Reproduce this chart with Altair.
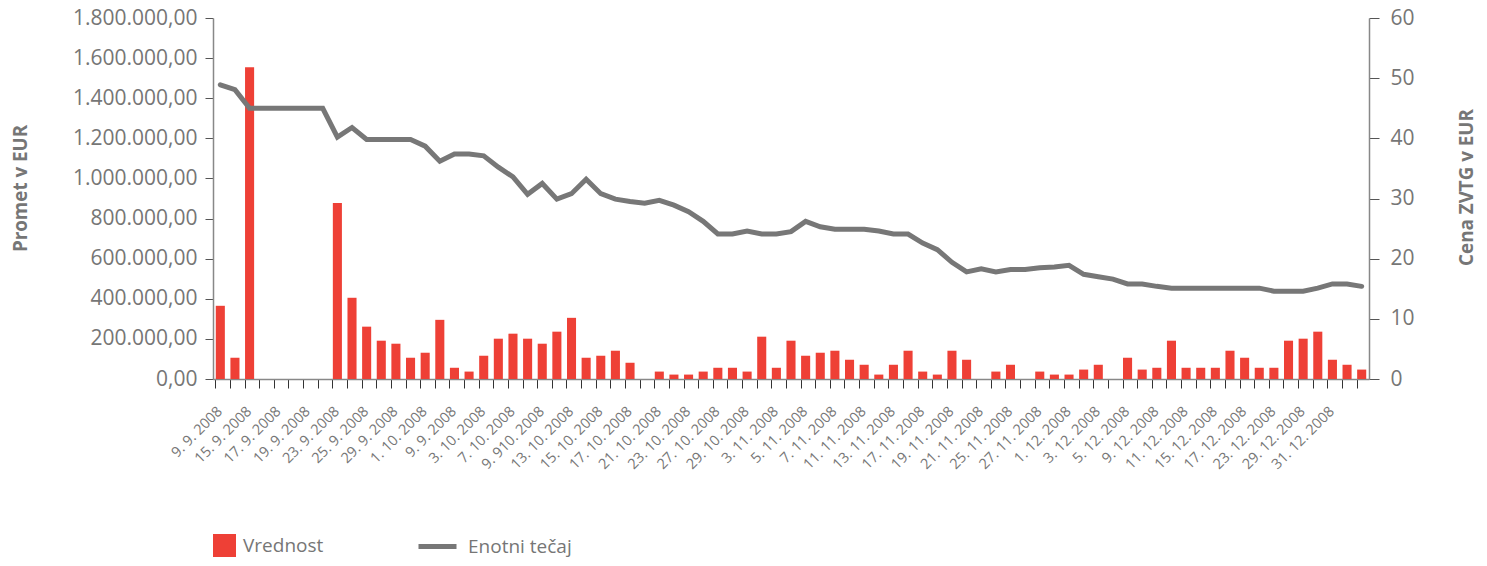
import json
import altair as alt
import pandas as pd

# ---- data ----
date_labels = ["9. 9. 2008", "15. 9. 2008", "17. 9. 2008", "19. 9. 2008", "23. 9. 2008",
               "25. 9. 2008", "29. 9. 2008", "1. 10. 2008", "9.  9.  2008", "3.  10. 2008",
               "7. 10. 2008", "9. 910. 2008", "13. 10. 2008", "15. 10. 2008", "17. 10. 2008",
               "21. 10. 2008", "23. 10. 2008", "27. 10. 2008", "29. 10. 2008", "3. 11. 2008",
               "5. 11. 2008", "7. 11. 2008", "11. 11. 2008", "13. 11. 2008", "17. 11. 2008",
               "19. 11. 2008", "21. 11. 2008", "25. 11. 2008", "27. 11. 2008", "1. 12. 2008",
               "3. 12. 2008", "5. 12. 2008", "9. 12. 2008", "11. 12. 2008", "15. 12. 2008",
               "17. 12. 2008", "23. 12. 2008", "29. 12. 2008", "31. 12. 2008"]

vrednost = [365000, 106000, 1555000, 0, 0, 0, 0, 0, 878000, 405000,
            261000, 191000, 176000, 106000, 131000, 295000, 56000, 37000, 116000, 201000,
            226000, 201000, 176000, 236000, 305000, 106000, 116000, 141000, 81000, 0,
            37000, 22000, 22000, 37000, 56000, 56000, 37000, 211000, 56000, 191000,
            116000, 131000, 141000, 96000, 71000, 22000, 71000, 141000, 37000, 22000,
            141000, 96000, 0, 37000, 71000, 0, 37000, 22000, 22000, 47000,
            71000, 0, 106000, 47000, 56000, 191000, 56000, 56000, 56000, 141000,
            106000, 56000, 56000, 191000, 201000, 236000, 96000, 71000, 47000]

tecaj = [48.9, 48.1, 45.0, 45.0, 45.0, 45.0, 45.0, 45.0, 40.2, 41.8,
         39.8, 39.8, 39.8, 39.8, 38.7, 36.2, 37.4, 37.4, 37.1, 35.2,
         33.6, 30.7, 32.5, 29.9, 30.8, 33.2, 30.8, 29.9, 29.5, 29.2,
         29.7, 28.9, 27.8, 26.2, 24.1, 24.1, 24.6, 24.1, 24.1, 24.5,
         26.2, 25.3, 24.9, 24.9, 24.9, 24.6, 24.1, 24.1, 22.6, 21.5,
         19.4, 17.8, 18.3, 17.8, 18.2, 18.2, 18.5, 18.6, 18.9, 17.4,
         17.0, 16.6, 15.8, 15.8, 15.4, 15.1, 15.1, 15.1, 15.1, 15.1,
         15.1, 15.1, 14.6, 14.6, 14.6, 15.1, 15.8, 15.8, 15.4]

series_names = ["Vrednost", "Enotni tečaj"]
colors = ["#EE4036", "#777777"]

df = pd.DataFrame({
    "i": list(range(len(vrednost))),
    "vrednost": vrednost,
    "tecaj": tecaj,
    "s_bar": series_names[0],
    "s_line": series_names[1],
})

FONT = "Open Sans"
GRAY = "#767676"

label_expr = ("datum.value % 2 == 0 ? " + json.dumps(date_labels, ensure_ascii=False)
              + "[datum.value / 2] : ''")

x_enc = alt.X(
    "i:O",
    title=None,
    scale=alt.Scale(paddingInner=0.38, paddingOuter=0.19),
    axis=alt.Axis(
        bandPosition=0,
        labelExpr=label_expr,
        labelAngle=-45,
        labelOffset=-5,
        labelOverlap=False,
        labelFontSize=14.5,
        labelColor=GRAY,
        labelFont=FONT,
        labelPadding=16,
        tickSize=9,
        tickColor="#333333",
        domainColor="#888888",
        domainWidth=1.5,
    ),
)

left_expr = ("replace(replace(replace(format(datum.value, ',.2f'), regexp(',', 'g'), '_'), "
             "'.', ','), regexp('_', 'g'), '.')")

bars = alt.Chart(df).mark_bar(opacity=1).encode(
    x=x_enc,
    y=alt.Y(
        "vrednost:Q",
        scale=alt.Scale(domain=[0, 1800000], nice=False),
        axis=alt.Axis(
            title="Promet v EUR",
            values=[i * 200000 for i in range(10)],
            labelExpr=left_expr,
            labelFontSize=21,
            labelFont=FONT,
            labelColor=GRAY,
            labelPadding=8,
            tickSize=8,
            tickColor="#555555",
            domainColor="#888888",
            domainWidth=1.5,
            grid=False,
            titleFont=FONT,
            titleFontSize=18.8,
            titleFontWeight="bold",
            titleColor=GRAY,
            titleAngle=270,
            titleBaseline="middle",
            titleAlign="center",
            titleX=-193,
            titleY=170,
        ),
    ),
    fill=alt.Fill(
        "s_bar:N",
        scale=alt.Scale(domain=[series_names[0]], range=[colors[0]]),
        legend=alt.Legend(
            title=None, orient="none", legendX=0, legendY=516,
            symbolType="square", symbolSize=529, symbolStrokeWidth=0,
            labelFontSize=19, labelFont=FONT, labelColor=GRAY, labelOffset=7,
            padding=0,
        ),
    ),
)

line = alt.Chart(df).mark_line(strokeWidth=5, strokeCap="round", strokeJoin="miter").encode(
    x=x_enc,
    y=alt.Y(
        "tecaj:Q",
        scale=alt.Scale(domain=[0, 60], nice=False),
        axis=alt.Axis(
            title="Cena ZVTG v EUR",
            orient="right",
            values=[0, 10, 20, 30, 40, 50, 60],
            labelFontSize=21,
            labelFont=FONT,
            labelColor=GRAY,
            labelPadding=11,
            tickSize=10,
            tickColor="#555555",
            domainColor="#888888",
            domainWidth=1.5,
            grid=False,
            titleFont=FONT,
            titleFontSize=18.8,
            titleFontWeight="bold",
            titleColor=GRAY,
            titleAngle=270,
            titleBaseline="middle",
            titleAlign="center",
            titleX=97,
            titleY=169,
        ),
    ),
    stroke=alt.Stroke(
        "s_line:N",
        scale=alt.Scale(domain=[series_names[1]], range=[colors[1]]),
        legend=alt.Legend(
            title=None, orient="none", legendX=203, legendY=507,
            symbolType="stroke", symbolSize=1444, symbolStrokeWidth=5,
            labelFontSize=19, labelFont=FONT, labelColor=GRAY, labelOffset=9,
            padding=0,
        ),
    ),
)

chart = alt.layer(bars, line).resolve_scale(
    y="independent", fill="independent", stroke="independent"
).properties(
    width=1156,
    height=361,
    autosize=alt.AutoSizeParams(type="none"),
    padding={"left": 205, "top": 10, "right": 110, "bottom": 179},
).configure_view(stroke=None)

chart.save("out.html", embed_options={"renderer": "svg", "actions": False})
+ + + + + + +
SET PROBLEM — Pictures in the data above should not be copied; transcribe everything else exactly.

SOLUTION TO THE PROBLEM —
Reproduce this chart with Altair.
import json
import altair as alt
import pandas as pd

# ---- data ----
date_labels = ["9. 9. 2008", "15. 9. 2008", "17. 9. 2008", "19. 9. 2008", "23. 9. 2008",
               "25. 9. 2008", "29. 9. 2008", "1. 10. 2008", "9.  9.  2008", "3.  10. 2008",
               "7. 10. 2008", "9. 910. 2008", "13. 10. 2008", "15. 10. 2008", "17. 10. 2008",
               "21. 10. 2008", "23. 10. 2008", "27. 10. 2008", "29. 10. 2008", "3. 11. 2008",
               "5. 11. 2008", "7. 11. 2008", "11. 11. 2008", "13. 11. 2008", "17. 11. 2008",
               "19. 11. 2008", "21. 11. 2008", "25. 11. 2008", "27. 11. 2008", "1. 12. 2008",
               "3. 12. 2008", "5. 12. 2008", "9. 12. 2008", "11. 12. 2008", "15. 12. 2008",
               "17. 12. 2008", "23. 12. 2008", "29. 12. 2008", "31. 12. 2008"]

vrednost = [365000, 106000, 1555000, 0, 0, 0, 0, 0, 878000, 405000,
            261000, 191000, 176000, 106000, 131000, 295000, 56000, 37000, 116000, 201000,
            226000, 201000, 176000, 236000, 305000, 106000, 116000, 141000, 81000, 0,
            37000, 22000, 22000, 37000, 56000, 56000, 37000, 211000, 56000, 191000,
            116000, 131000, 141000, 96000, 71000, 22000, 71000, 141000, 37000, 22000,
            141000, 96000, 0, 37000, 71000, 0, 37000, 22000, 22000, 47000,
            71000, 0, 106000, 47000, 56000, 191000, 56000, 56000, 56000, 141000,
            106000, 56000, 56000, 191000, 201000, 236000, 96000, 71000, 47000]

tecaj = [48.9, 48.1, 45.0, 45.0, 45.0, 45.0, 45.0, 45.0, 40.2, 41.8,
         39.8, 39.8, 39.8, 39.8, 38.7, 36.2, 37.4, 37.4, 37.1, 35.2,
         33.6, 30.7, 32.5, 29.9, 30.8, 33.2, 30.8, 29.9, 29.5, 29.2,
         29.7, 28.9, 27.8, 26.2, 24.1, 24.1, 24.6, 24.1, 24.1, 24.5,
         26.2, 25.3, 24.9, 24.9, 24.9, 24.6, 24.1, 24.1, 22.6, 21.5,
         19.4, 17.8, 18.3, 17.8, 18.2, 18.2, 18.5, 18.6, 18.9, 17.4,
         17.0, 16.6, 15.8, 15.8, 15.4, 15.1, 15.1, 15.1, 15.1, 15.1,
         15.1, 15.1, 14.6, 14.6, 14.6, 15.1, 15.8, 15.8, 15.4]

series_names = ["Vrednost", "Enotni tečaj"]
colors = ["#EE4036", "#777777"]

df = pd.DataFrame({
    "i": list(range(len(vrednost))),
    "vrednost": vrednost,
    "tecaj": tecaj,
    "s_bar": series_names[0],
    "s_line": series_names[1],
})

FONT = "Open Sans"
GRAY = "#767676"

label_expr = ("datum.value % 2 == 0 ? " + json.dumps(date_labels, ensure_ascii=False)
              + "[datum.value / 2] : ''")

x_enc = alt.X(
    "i:O",
    title=None,
    scale=alt.Scale(paddingInner=0.38, paddingOuter=0.19),
    axis=alt.Axis(
        bandPosition=0,
        labelExpr=label_expr,
        labelAngle=-45,
        labelOffset=-5,
        labelOverlap=False,
        labelFontSize=14.5,
        labelColor=GRAY,
        labelFont=FONT,
        labelPadding=16,
        tickSize=9,
        tickColor="#333333",
        domainColor="#888888",
        domainWidth=1.5,
    ),
)

left_expr = ("replace(replace(replace(format(datum.value, ',.2f'), regexp(',', 'g'), '_'), "
             "'.', ','), regexp('_', 'g'), '.')")

bars = alt.Chart(df).mark_bar(opacity=1).encode(
    x=x_enc,
    y=alt.Y(
        "vrednost:Q",
        scale=alt.Scale(domain=[0, 1800000], nice=False),
        axis=alt.Axis(
            title="Promet v EUR",
            values=[i * 200000 for i in range(10)],
            labelExpr=left_expr,
            labelFontSize=21,
            labelFont=FONT,
            labelColor=GRAY,
            labelPadding=8,
            tickSize=8,
            tickColor="#555555",
            domainColor="#888888",
            domainWidth=1.5,
            grid=False,
            titleFont=FONT,
            titleFontSize=18.8,
            titleFontWeight="bold",
            titleColor=GRAY,
            titleAngle=270,
            titleBaseline="middle",
            titleAlign="center",
            titleX=-193,
            titleY=170,
        ),
    ),
    fill=alt.Fill(
        "s_bar:N",
        scale=alt.Scale(domain=[series_names[0]], range=[colors[0]]),
        legend=alt.Legend(
            title=None, orient="none", legendX=0, legendY=516,
            symbolType="square", symbolSize=529, symbolStrokeWidth=0,
            labelFontSize=19, labelFont=FONT, labelColor=GRAY, labelOffset=7,
            padding=0,
        ),
    ),
)

line = alt.Chart(df).mark_line(strokeWidth=5, strokeCap="round", strokeJoin="miter").encode(
    x=x_enc,
    y=alt.Y(
        "tecaj:Q",
        scale=alt.Scale(domain=[0, 60], nice=False),
        axis=alt.Axis(
            title="Cena ZVTG v EUR",
            orient="right",
            values=[0, 10, 20, 30, 40, 50, 60],
            labelFontSize=21,
            labelFont=FONT,
            labelColor=GRAY,
            labelPadding=11,
            tickSize=10,
            tickColor="#555555",
            domainColor="#888888",
            domainWidth=1.5,
            grid=False,
            titleFont=FONT,
            titleFontSize=18.8,
            titleFontWeight="bold",
            titleColor=GRAY,
            titleAngle=270,
            titleBaseline="middle",
            titleAlign="center",
            titleX=97,
            titleY=169,
        ),
    ),
    stroke=alt.Stroke(
        "s_line:N",
        scale=alt.Scale(domain=[series_names[1]], range=[colors[1]]),
        legend=alt.Legend(
            title=None, orient="none", legendX=203, legendY=507,
            symbolType="stroke", symbolSize=1444, symbolStrokeWidth=5,
            labelFontSize=19, labelFont=FONT, labelColor=GRAY, labelOffset=9,
            padding=0,
        ),
    ),
)

chart = alt.layer(bars, line).resolve_scale(
    y="independent", fill="independent", stroke="independent"
).properties(
    width=1156,
    height=361,
    autosize=alt.AutoSizeParams(type="none"),
    padding={"left": 205, "top": 10, "right": 110, "bottom": 179},
).configure_view(stroke=None)

chart.save("out.html", embed_options={"renderer": "svg", "actions": False})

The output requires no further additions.